start Data extract

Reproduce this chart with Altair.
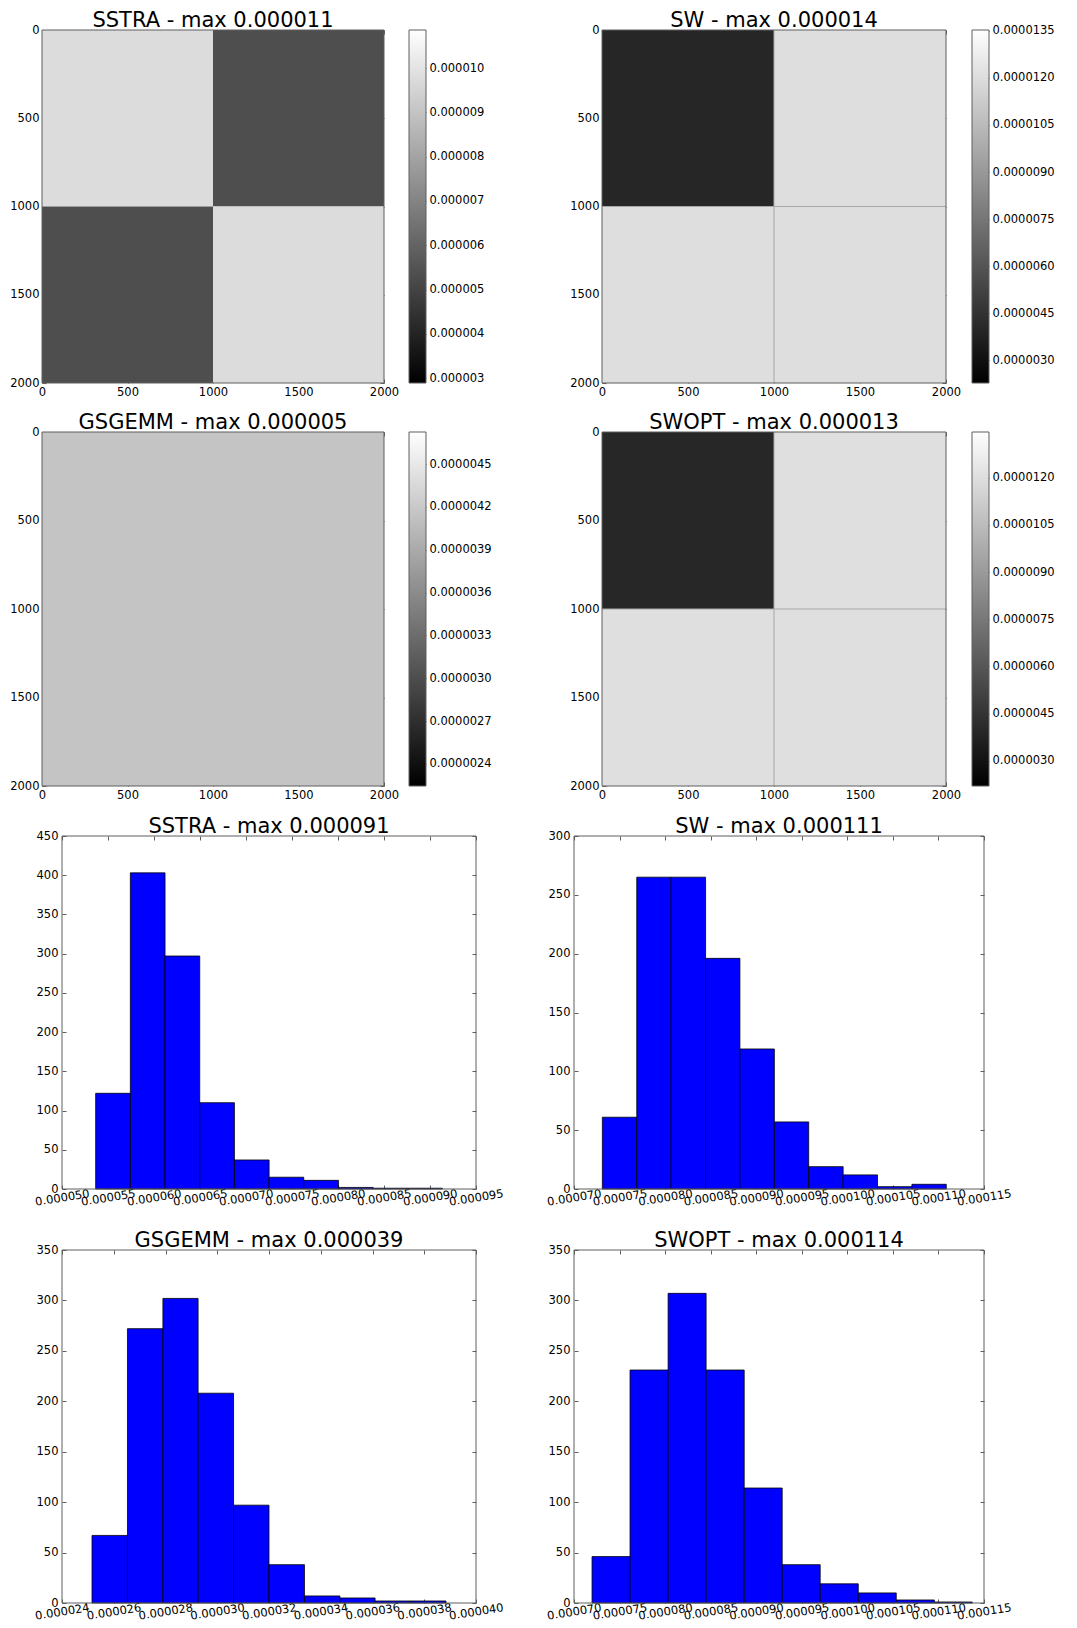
import altair as alt
import pandas as pd

FONT = "DejaVu Sans"
FRAME = "#5f5f5f"
BLUE = "#0000ff"

# ---------------- heat maps (values in units of 1e-6) ----------------
block_edges = [0, 1000, 2000]
heat_ticks = [0, 500, 1000, 1500, 2000]

sstra_blocks = [[9.77, 5.33], [5.33, 9.77]]          # rows top->bottom
sstra_cbar = [2.89, 10.86]
sstra_cbar_ticks = [3, 4, 5, 6, 7, 8, 9, 10]

sw_blocks = [[3.96, 12.07], [12.07, 12.07]]
sw_cbar = [2.27, 13.53]
sw_cbar_ticks = [3.0, 4.5, 6.0, 7.5, 9.0, 10.5, 12.0, 13.5]
sw_seam = 9.7

gsgemm_blocks = [[4.155, 4.155], [4.155, 4.155]]
gsgemm_cbar = [2.245, 4.725]
gsgemm_cbar_ticks = [2.4, 2.7, 3.0, 3.3, 3.6, 3.9, 4.2, 4.5]

swopt_blocks = [[3.9, 12.03], [12.03, 12.03]]
swopt_cbar = [2.2, 13.45]
swopt_cbar_ticks = [3.0, 4.5, 6.0, 7.5, 9.0, 10.5, 12.0]
swopt_seam = 9.6

seam_index = 1000
seam_half = 3

# ---------------- histograms (x in units of 1e-6) ----------------
sstra_edges = [53.66, 57.43, 61.20, 64.97, 68.74, 72.51, 76.28, 80.05, 83.82, 87.59, 91.36]
sstra_counts = [122, 403, 297, 110, 37, 15, 11, 2, 1, 1]
sstra_xticks = [50, 55, 60, 65, 70, 75, 80, 85, 90, 95]
sstra_yticks = [0, 50, 100, 150, 200, 250, 300, 350, 400, 450]

sw_edges = [73.11, 76.89, 80.66, 84.44, 88.21, 91.99, 95.76, 99.54, 103.31, 107.09, 110.86]
sw_counts = [61, 265, 265, 196, 119, 57, 19, 12, 2, 4]
sw_xticks = [70, 75, 80, 85, 90, 95, 100, 105, 110, 115]
sw_yticks = [0, 50, 100, 150, 200, 250, 300]

gsgemm_edges = [25.16, 26.53, 27.90, 29.26, 30.63, 32.00, 33.37, 34.74, 36.10, 37.47, 38.84]
gsgemm_counts = [67, 272, 302, 208, 97, 38, 7, 5, 2, 2]
gsgemm_xticks = [24, 26, 28, 30, 32, 34, 36, 38, 40]
gsgemm_yticks = [0, 50, 100, 150, 200, 250, 300, 350]

swopt_edges = [71.98, 76.15, 80.33, 84.50, 88.68, 92.85, 97.02, 101.20, 105.37, 109.55, 113.72]
swopt_counts = [46, 231, 307, 231, 114, 38, 19, 10, 3, 1]
swopt_xticks = [70, 75, 80, 85, 90, 95, 100, 105, 110, 115]
swopt_yticks = [0, 50, 100, 150, 200, 250, 300, 350]

# ---------------- layout (pixels, relative to the plotting origin) ----------------
W, H = 947, 1573
PAD = {"left": 42, "top": 30, "right": 88, "bottom": 25}
TITLE_GAP = 3
TICK = 4


def sc(domain, rng):
    return alt.Scale(domain=domain, range=rng, nice=False, zero=False)


def tick_axis(orient, offset, values):
    # inward-pointing matplotlib-style ticks, no labels
    return alt.Axis(orient=orient, offset=offset, values=values, labels=False,
                    ticks=True, tickSize=TICK, tickColor=FRAME, tickWidth=1,
                    domain=False, grid=False, title=None)


def heat_table(blocks, seam=None):
    rows = []
    for i, row in enumerate(blocks):
        for j, v in enumerate(row):
            rows.append(dict(x0=block_edges[j], x1=block_edges[j + 1],
                             y0=block_edges[i], y1=block_edges[i + 1], v=v))
    if seam is not None:
        rows.append(dict(x0=block_edges[0], x1=block_edges[-1],
                         y0=seam_index - seam_half, y1=seam_index + seam_half, v=seam))
        rows.append(dict(x0=seam_index - seam_half, x1=seam_index + seam_half,
                         y0=block_edges[0], y1=block_edges[-1], v=seam))
    return pd.DataFrame(rows)


def title_layer(text, center, xdom, xr, ytop):
    df = pd.DataFrame({"t": [text], "c": [center]})
    return alt.Chart(df).mark_text(font=FONT, fontSize=21, baseline="alphabetic",
                                   align="center", color="black").encode(
        x=alt.X("c:Q", scale=sc(xdom, xr), axis=None),
        y=alt.value(ytop - TITLE_GAP),
        text="t:N",
    )


def frame_layers(xdom, ydom, xr, yr, xticks, yticks):
    top, bottom = min(yr), max(yr)
    left, right = min(xr), max(xr)
    fdf = pd.DataFrame({"x0": [xdom[0]], "x1": [xdom[1]], "y0": [ydom[0]], "y1": [ydom[1]]})
    f1 = alt.Chart(fdf).mark_rect(fillOpacity=0, stroke=FRAME, strokeWidth=1).encode(
        x=alt.X("x0:Q", scale=sc(xdom, xr), axis=tick_axis("top", -bottom, xticks)),
        x2="x1:Q",
        y=alt.Y("y0:Q", scale=sc(ydom, yr), axis=tick_axis("right", left - W, yticks)),
        y2="y1:Q",
    )
    f2 = alt.Chart(fdf).mark_rect(fillOpacity=0, strokeOpacity=0).encode(
        x=alt.X("x0:Q", scale=sc(xdom, xr), axis=tick_axis("bottom", top - H, xticks)),
        x2="x1:Q",
        y=alt.Y("y0:Q", scale=sc(ydom, yr), axis=tick_axis("left", -right, yticks)),
        y2="y1:Q",
    )
    return [f1, f2]


def heat_panel(title, blocks, cbar, xr, yr, seam=None):
    dom = [block_edges[0], block_edges[-1]]
    cells = alt.Chart(heat_table(blocks, seam)).mark_rect().encode(
        x=alt.X("x0:Q", scale=sc(dom, xr),
                axis=alt.Axis(orient="bottom", offset=yr[1] - H, values=heat_ticks,
                              format="d", labelPadding=3, title=None)),
        x2="x1:Q",
        y=alt.Y("y0:Q", scale=sc(dom, yr),
                axis=alt.Axis(orient="left", offset=-xr[0], values=heat_ticks,
                              format="d", labelPadding=3, title=None)),
        y2="y1:Q",
        color=alt.Color("v:Q", scale=alt.Scale(domain=cbar, range=["black", "white"],
                                               interpolate="rgb"), legend=None),
    )
    return ([cells] + frame_layers(dom, dom, xr, yr, heat_ticks, heat_ticks)
            + [title_layer(title, (dom[0] + dom[1]) / 2, dom, xr, yr[0])])


def cbar_panel(cbar, ticks, fmt, xr, yr):
    df = pd.DataFrame({"lo": [cbar[0]], "hi": [cbar[1]], "a": [0], "b": [1]})
    grad = alt.Gradient(gradient="linear",
                        stops=[alt.GradientStop(color="black", offset=0),
                               alt.GradientStop(color="white", offset=1)],
                        x1=0, x2=0, y1=1, y2=0)
    ys = sc(cbar, [yr[1], yr[0]])
    bar = alt.Chart(df).mark_rect(fill=grad, stroke=FRAME, strokeWidth=1).encode(
        x=alt.X("a:Q", scale=sc([0, 1], xr), axis=None),
        x2="b:Q",
        y=alt.Y("lo:Q", scale=ys,
                axis=alt.Axis(orient="right", offset=xr[1] - W, values=ticks,
                              labelPadding=3, title=None,
                              labelExpr=f"format(datum.value * 1e-6, '{fmt}')")),
        y2="hi:Q",
    )
    inner = alt.Chart(df).mark_rect(fillOpacity=0, strokeOpacity=0).encode(
        x=alt.X("a:Q", scale=sc([0, 1], xr), axis=None),
        x2="b:Q",
        y=alt.Y("lo:Q", scale=ys, axis=tick_axis("left", -xr[1], ticks)),
        y2="hi:Q",
    )
    return [bar, inner]


def hist_panel(title, edges, counts, xticks, yticks, xr, yr):
    df = pd.DataFrame({"lo": edges[:-1], "hi": edges[1:], "n": counts})
    xdom = [xticks[0], xticks[-1]]
    ydom = [yticks[0], yticks[-1]]
    yrr = [yr[1], yr[0]]
    bars = alt.Chart(df).mark_rect(fill=BLUE, stroke="black", strokeWidth=0.8).encode(
        x=alt.X("lo:Q", scale=sc(xdom, xr),
                axis=alt.Axis(orient="bottom", offset=yr[1] - H, values=xticks,
                              labelAngle=351, labelAlign="center", labelBaseline="middle",
                              labelPadding=9, title=None,
                              labelExpr="format(datum.value * 1e-6, '.6f')")),
        x2="hi:Q",
        y=alt.Y("n:Q", scale=sc(ydom, yrr),
                axis=alt.Axis(orient="left", offset=-xr[0], values=yticks,
                              labelPadding=4, title=None)),
        y2=alt.datum(0),
    )
    return ([bars] + frame_layers(xdom, ydom, xr, yrr, xticks, yticks)
            + [title_layer(title, (xdom[0] + xdom[1]) / 2, xdom, xr, yr[0])])


# panel rectangles
HX1, CX1, HX2, CX2 = [0, 342], [367, 384], [560, 904], [930, 947]
R1, R2 = [0, 353], [402, 756]
GX1, GX2 = [20, 434], [532, 942]
R3, R4 = [806, 1159], [1220, 1573]

layers = (
    heat_panel("SSTRA - max 0.000011", sstra_blocks, sstra_cbar, HX1, R1)
    + cbar_panel(sstra_cbar, sstra_cbar_ticks, ".6f", CX1, R1)
    + heat_panel("SW - max 0.000014", sw_blocks, sw_cbar, HX2, R1, sw_seam)
    + cbar_panel(sw_cbar, sw_cbar_ticks, ".7f", CX2, R1)
    + heat_panel("GSGEMM - max 0.000005", gsgemm_blocks, gsgemm_cbar, HX1, R2)
    + cbar_panel(gsgemm_cbar, gsgemm_cbar_ticks, ".7f", CX1, R2)
    + heat_panel("SWOPT - max 0.000013", swopt_blocks, swopt_cbar, HX2, R2, swopt_seam)
    + cbar_panel(swopt_cbar, swopt_cbar_ticks, ".7f", CX2, R2)
    + hist_panel("SSTRA - max 0.000091", sstra_edges, sstra_counts, sstra_xticks, sstra_yticks, GX1, R3)
    + hist_panel("SW - max 0.000111", sw_edges, sw_counts, sw_xticks, sw_yticks, GX2, R3)
    + hist_panel("GSGEMM - max 0.000039", gsgemm_edges, gsgemm_counts, gsgemm_xticks, gsgemm_yticks, GX1, R4)
    + hist_panel("SWOPT - max 0.000114", swopt_edges, swopt_counts, swopt_xticks, swopt_yticks, GX2, R4)
)

chart = alt.layer(*layers).resolve_scale(
    x="independent", y="independent", color="independent"
).properties(
    width=W, height=H, padding=PAD, background="white",
    autosize=alt.AutoSizeParams(type="none"),
).configure_view(
    strokeWidth=0
).configure_axis(
    labelFont=FONT, labelFontSize=11.5, labelColor="black",
    domain=False, ticks=False, tickSize=0, grid=False,
    labelFlush=False, labelOverlap=False, labelBound=False,
)

chart.save("out.html", embed_options={"renderer": "svg", "actions": False})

end Data extract

# [Directive]
Write out exactly the lines between the start of the data and the line with "sstra_cbar_ticks = [3, 4, 5, 6, 7, 8, 9, 10]", including both, but none of the pictures.

# [Solution to the problem]
Reproduce this chart with Altair.
import altair as alt
import pandas as pd

FONT = "DejaVu Sans"
FRAME = "#5f5f5f"
BLUE = "#0000ff"

# ---------------- heat maps (values in units of 1e-6) ----------------
block_edges = [0, 1000, 2000]
heat_ticks = [0, 500, 1000, 1500, 2000]

sstra_blocks = [[9.77, 5.33], [5.33, 9.77]]          # rows top->bottom
sstra_cbar = [2.89, 10.86]
sstra_cbar_ticks = [3, 4, 5, 6, 7, 8, 9, 10]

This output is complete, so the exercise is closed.